Data segment:
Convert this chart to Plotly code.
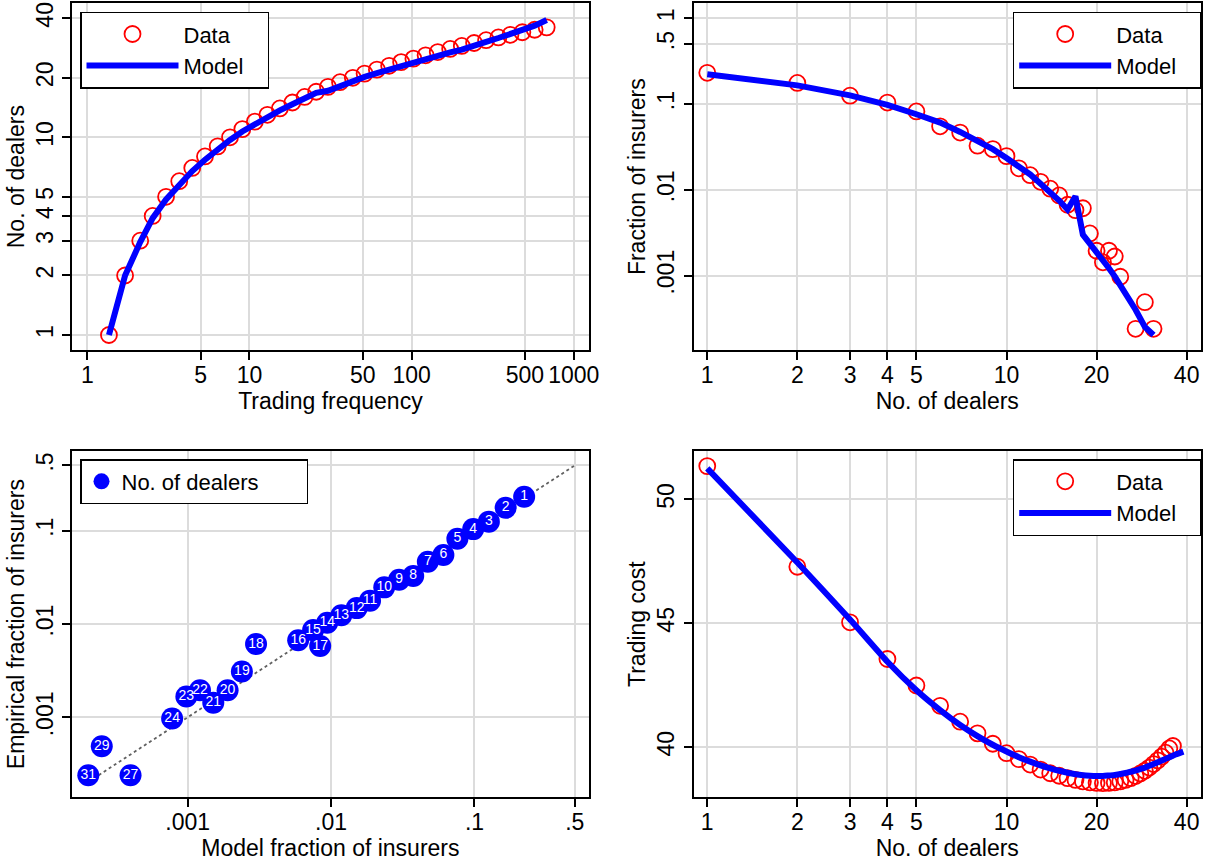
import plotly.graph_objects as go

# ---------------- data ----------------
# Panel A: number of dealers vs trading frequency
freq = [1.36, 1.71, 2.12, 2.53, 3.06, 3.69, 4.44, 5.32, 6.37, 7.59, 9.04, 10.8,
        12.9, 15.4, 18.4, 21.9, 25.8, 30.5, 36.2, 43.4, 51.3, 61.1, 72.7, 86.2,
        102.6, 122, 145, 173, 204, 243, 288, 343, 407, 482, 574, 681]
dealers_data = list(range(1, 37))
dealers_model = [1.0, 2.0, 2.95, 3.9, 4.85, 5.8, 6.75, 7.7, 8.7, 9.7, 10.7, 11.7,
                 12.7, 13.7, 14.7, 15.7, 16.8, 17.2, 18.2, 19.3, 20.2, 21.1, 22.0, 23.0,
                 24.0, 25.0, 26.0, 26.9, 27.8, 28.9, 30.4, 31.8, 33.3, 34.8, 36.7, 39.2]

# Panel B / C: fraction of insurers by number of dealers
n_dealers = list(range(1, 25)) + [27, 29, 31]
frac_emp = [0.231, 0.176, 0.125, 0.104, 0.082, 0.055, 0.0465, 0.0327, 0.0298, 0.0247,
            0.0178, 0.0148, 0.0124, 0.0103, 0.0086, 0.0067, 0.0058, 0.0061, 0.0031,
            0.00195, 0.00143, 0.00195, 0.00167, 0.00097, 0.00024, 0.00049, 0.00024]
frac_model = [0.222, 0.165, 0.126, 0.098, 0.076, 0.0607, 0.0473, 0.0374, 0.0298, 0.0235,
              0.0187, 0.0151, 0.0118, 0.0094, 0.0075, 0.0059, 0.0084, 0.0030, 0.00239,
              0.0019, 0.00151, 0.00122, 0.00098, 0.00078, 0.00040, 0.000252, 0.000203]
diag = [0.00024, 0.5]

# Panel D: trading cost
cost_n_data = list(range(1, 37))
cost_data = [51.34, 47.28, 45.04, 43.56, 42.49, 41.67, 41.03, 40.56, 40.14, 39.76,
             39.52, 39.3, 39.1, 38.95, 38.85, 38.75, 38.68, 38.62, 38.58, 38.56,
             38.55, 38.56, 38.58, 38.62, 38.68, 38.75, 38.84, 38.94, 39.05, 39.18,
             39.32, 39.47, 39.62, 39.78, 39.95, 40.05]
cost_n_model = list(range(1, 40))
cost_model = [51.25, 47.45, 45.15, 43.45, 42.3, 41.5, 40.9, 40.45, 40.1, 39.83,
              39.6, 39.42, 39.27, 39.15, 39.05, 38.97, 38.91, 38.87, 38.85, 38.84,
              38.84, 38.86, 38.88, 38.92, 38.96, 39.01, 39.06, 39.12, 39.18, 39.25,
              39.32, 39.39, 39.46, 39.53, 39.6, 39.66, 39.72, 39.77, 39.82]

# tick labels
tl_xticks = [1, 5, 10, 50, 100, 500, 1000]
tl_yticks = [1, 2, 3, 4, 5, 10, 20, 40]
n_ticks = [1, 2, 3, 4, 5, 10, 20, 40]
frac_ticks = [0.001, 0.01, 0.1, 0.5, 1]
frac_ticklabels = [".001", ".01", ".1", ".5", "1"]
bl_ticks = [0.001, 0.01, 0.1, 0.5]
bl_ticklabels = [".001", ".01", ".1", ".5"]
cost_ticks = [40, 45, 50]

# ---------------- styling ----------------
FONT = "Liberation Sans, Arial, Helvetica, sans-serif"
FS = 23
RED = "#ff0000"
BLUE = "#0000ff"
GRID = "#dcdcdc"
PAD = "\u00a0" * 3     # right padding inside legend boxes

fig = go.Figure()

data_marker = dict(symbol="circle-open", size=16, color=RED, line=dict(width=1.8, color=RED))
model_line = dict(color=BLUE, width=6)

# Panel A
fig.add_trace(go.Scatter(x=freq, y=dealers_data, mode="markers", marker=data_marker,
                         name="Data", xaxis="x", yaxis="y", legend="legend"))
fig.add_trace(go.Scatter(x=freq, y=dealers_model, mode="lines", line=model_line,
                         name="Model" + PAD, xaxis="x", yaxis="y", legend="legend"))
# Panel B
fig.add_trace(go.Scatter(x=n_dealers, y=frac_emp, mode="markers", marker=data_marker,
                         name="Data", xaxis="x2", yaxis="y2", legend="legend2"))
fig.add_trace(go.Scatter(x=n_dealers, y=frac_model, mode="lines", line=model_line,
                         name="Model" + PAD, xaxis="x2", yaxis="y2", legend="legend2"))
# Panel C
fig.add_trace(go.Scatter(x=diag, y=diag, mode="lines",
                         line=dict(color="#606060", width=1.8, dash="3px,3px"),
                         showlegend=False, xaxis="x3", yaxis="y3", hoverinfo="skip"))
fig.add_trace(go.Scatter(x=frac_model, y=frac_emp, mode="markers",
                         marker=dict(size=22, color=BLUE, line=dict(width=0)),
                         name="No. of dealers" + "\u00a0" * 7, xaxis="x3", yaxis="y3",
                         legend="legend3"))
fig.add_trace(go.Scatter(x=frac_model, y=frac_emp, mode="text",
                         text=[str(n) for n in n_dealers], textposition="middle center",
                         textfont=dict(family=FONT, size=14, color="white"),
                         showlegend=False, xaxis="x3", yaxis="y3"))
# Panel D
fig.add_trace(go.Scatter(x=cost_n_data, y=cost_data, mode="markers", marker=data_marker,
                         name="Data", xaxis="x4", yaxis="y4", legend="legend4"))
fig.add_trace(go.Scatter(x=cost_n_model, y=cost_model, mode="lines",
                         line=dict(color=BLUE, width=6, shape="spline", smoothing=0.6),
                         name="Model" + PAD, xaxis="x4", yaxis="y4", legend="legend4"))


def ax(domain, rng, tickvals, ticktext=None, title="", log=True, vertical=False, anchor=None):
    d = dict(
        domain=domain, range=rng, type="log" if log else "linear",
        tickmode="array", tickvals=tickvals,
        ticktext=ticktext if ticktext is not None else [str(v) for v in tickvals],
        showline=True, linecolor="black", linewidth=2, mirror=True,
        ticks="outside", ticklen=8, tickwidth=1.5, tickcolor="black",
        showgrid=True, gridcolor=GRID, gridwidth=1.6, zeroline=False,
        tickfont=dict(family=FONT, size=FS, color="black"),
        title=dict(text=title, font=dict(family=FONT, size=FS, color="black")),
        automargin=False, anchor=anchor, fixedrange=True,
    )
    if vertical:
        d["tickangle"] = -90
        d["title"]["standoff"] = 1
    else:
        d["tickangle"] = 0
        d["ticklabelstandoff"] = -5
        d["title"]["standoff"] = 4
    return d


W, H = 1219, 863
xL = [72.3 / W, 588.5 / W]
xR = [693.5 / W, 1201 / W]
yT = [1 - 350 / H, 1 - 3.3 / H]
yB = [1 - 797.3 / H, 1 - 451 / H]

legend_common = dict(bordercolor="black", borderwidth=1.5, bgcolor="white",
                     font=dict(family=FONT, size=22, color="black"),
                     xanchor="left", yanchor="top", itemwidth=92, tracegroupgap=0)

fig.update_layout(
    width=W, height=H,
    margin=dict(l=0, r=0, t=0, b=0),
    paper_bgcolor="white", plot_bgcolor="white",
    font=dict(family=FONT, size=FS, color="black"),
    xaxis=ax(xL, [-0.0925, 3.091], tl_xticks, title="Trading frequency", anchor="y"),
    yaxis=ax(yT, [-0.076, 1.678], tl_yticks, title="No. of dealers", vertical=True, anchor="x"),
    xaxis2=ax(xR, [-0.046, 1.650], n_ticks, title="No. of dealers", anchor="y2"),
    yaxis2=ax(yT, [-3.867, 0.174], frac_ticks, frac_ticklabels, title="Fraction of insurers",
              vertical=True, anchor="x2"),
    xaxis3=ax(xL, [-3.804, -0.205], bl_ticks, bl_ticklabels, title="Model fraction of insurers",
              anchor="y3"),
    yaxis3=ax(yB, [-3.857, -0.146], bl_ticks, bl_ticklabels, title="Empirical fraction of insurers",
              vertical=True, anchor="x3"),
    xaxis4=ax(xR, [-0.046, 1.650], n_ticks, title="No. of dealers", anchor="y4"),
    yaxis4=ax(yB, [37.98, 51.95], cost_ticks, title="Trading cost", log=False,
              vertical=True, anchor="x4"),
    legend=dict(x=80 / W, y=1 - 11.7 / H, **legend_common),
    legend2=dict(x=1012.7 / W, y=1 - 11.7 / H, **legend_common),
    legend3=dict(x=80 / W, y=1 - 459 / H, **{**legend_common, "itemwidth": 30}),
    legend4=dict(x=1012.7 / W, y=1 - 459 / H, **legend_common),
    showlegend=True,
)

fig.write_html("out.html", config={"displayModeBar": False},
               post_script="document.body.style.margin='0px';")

Task objective:
Would you reproduce the lines above, from the very first through the line containing "import plotly.graph_objects as go", exactly and without the pictures?

Result below:
Convert this chart to Plotly code.
import plotly.graph_objects as go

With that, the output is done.